When an IS-IS router advertises its link-state information, it includes one of its own IP addresses to be used as the originator IP address. When other routers calculate IP routes, they can store the originator IP address with each route in the routing table.

The following example shows the output from the show ip route command when looking at an IP route generated by IS-IS. Each path that is shown under the Routing Descriptor Blocks report displays two IP addresses. The first address (10.22.22.2) is the next hop address. The second is the originator IP address from the advertising IS-IS router. This address helps you determine where a particular IP route has originated in your network.
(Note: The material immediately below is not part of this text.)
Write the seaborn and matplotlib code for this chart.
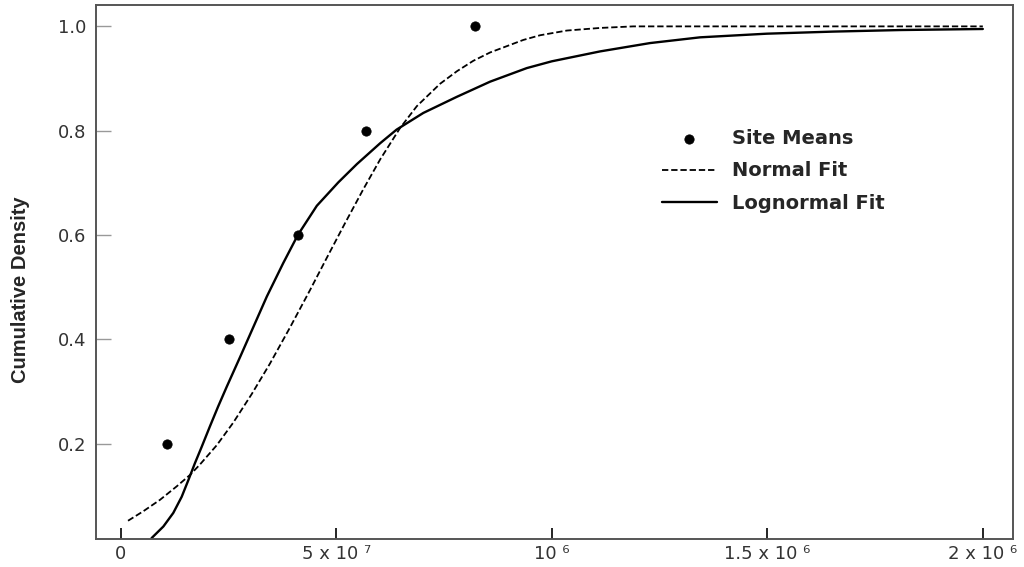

In the example the route to 10.0.0.1/32 was originated by a router with IP address 10.191.255.247.

Router# show ip route 10.0.0.1

Routing entry for 10.0.0.1/32
    Known via "isis", distance 115, metric 20, type level-1
    Redistributing via isis
    Last update from 10.191.255.251 on Fddi1/0, 00:00:13 ago
    Routing Descriptor Blocks:
    * 10.22.22.2, from 10.191.255.247, via Serial2/3
       Route metric is 20, traffic share count is 1
       10.191.255.251, from 10.191.255.247, via Fddi1/0
       Route metric is 20, traffic share count is 1

Table 8 describes the significant fields shown when using the show ip route command with an IP address (previous displays).

Table 8 show ip route with Address Field Descriptions 

Field
Description

Routing entry for[ip-address [mask]

Network number and mask.

Known via...

Indicates how the route was derived.

Tag

Integer that is used to implement the route.

type

Indicates the IS-IS route type (Level1 or Level2).

Redistributing via...

Indicates the redistribution protocol.

Last update from ip-address

Indicates the IP address of a router that is the next hop to the remote network and the router interface on which the last update arrived.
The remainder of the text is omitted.